The Philadelphia Inquirer

Published: Friday, Aug. 14 2009 10:08 a.m. MDT

Pop culture is dripping, dripping, with the occult.

The book and movie of "Twilight" have become instant megahits, HBO's "True Blood" is one of the biggest shows on premium cable, and the novels of Charlaine Harris and Stephenie Meyer are haunting the bestseller lists.

Werewolves, then zombies, then vampires take turns as movie monster of the month. Left4Dead, a zombie-hunting video game, has sold more than 2.5 million units since it appeared last fall.

The supernatural is everywhere, and a wildly popular genre has been loosed from the vault: the supernatural or paranormal romance.

Why? Troubled times seem to raise the dead.

"The genre of fantasy is the ultimate escape," says vampire-series author Richelle Mead. "Vampires play off that. I have heard people speculate that with the economic downturn ... these books ... serve a need for some larger escape."

Or as Tony Allen-Mills put it in the Sunday Times of London: "The zombie has become the mascot of the global economic recession and a world shaken by terrorism."

Some think the paranormal surge began shortly after Sept. 11, 2001. Danny Boyle's zombie film "28 Days Later" appeared in 2002. "Dawn of the Dead" arose in 2004, and George Romero's epic "Land of the Dead" in 2005. "World War Z," a zombie apocalypse novel by Max Brooks, has sold more than 200,000 copies since it appeared in 2006.

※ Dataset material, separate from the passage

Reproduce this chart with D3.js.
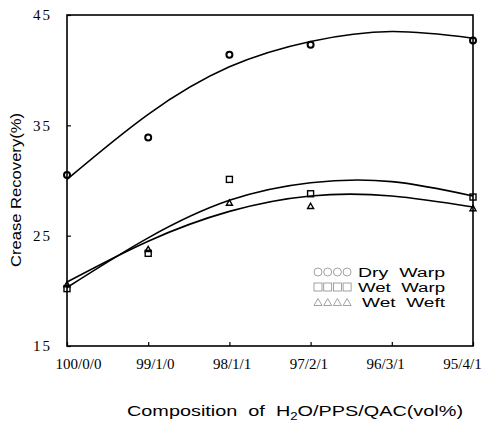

Zombies have been used to question, satirize, or warn of the demise of contemporary culture. It's hard to watch Romero's classic "Night of the Living Dead" without seeing the angst of the Vietnam era. Vampire films often touch on divisive issues, such as AIDS in 1994's "Interview With the Vampire" and racism in 1995's "Vampire in Brooklyn."

Since the earliest vampire films, such as the 1922 "Nosferatu" or 1931's iconic "Dracula" with Bela Lugosi, they've been studies of those who are different, those on the outside with no way in. Vampires, says Alan Ball, producer of "True Blood," can be "a metaphor for any kind of misunderstood and feared minority that is struggling for equal rights in a society, which of course makes it very easy to use metaphors for gays and lesbians, bisexual (and) transgender people."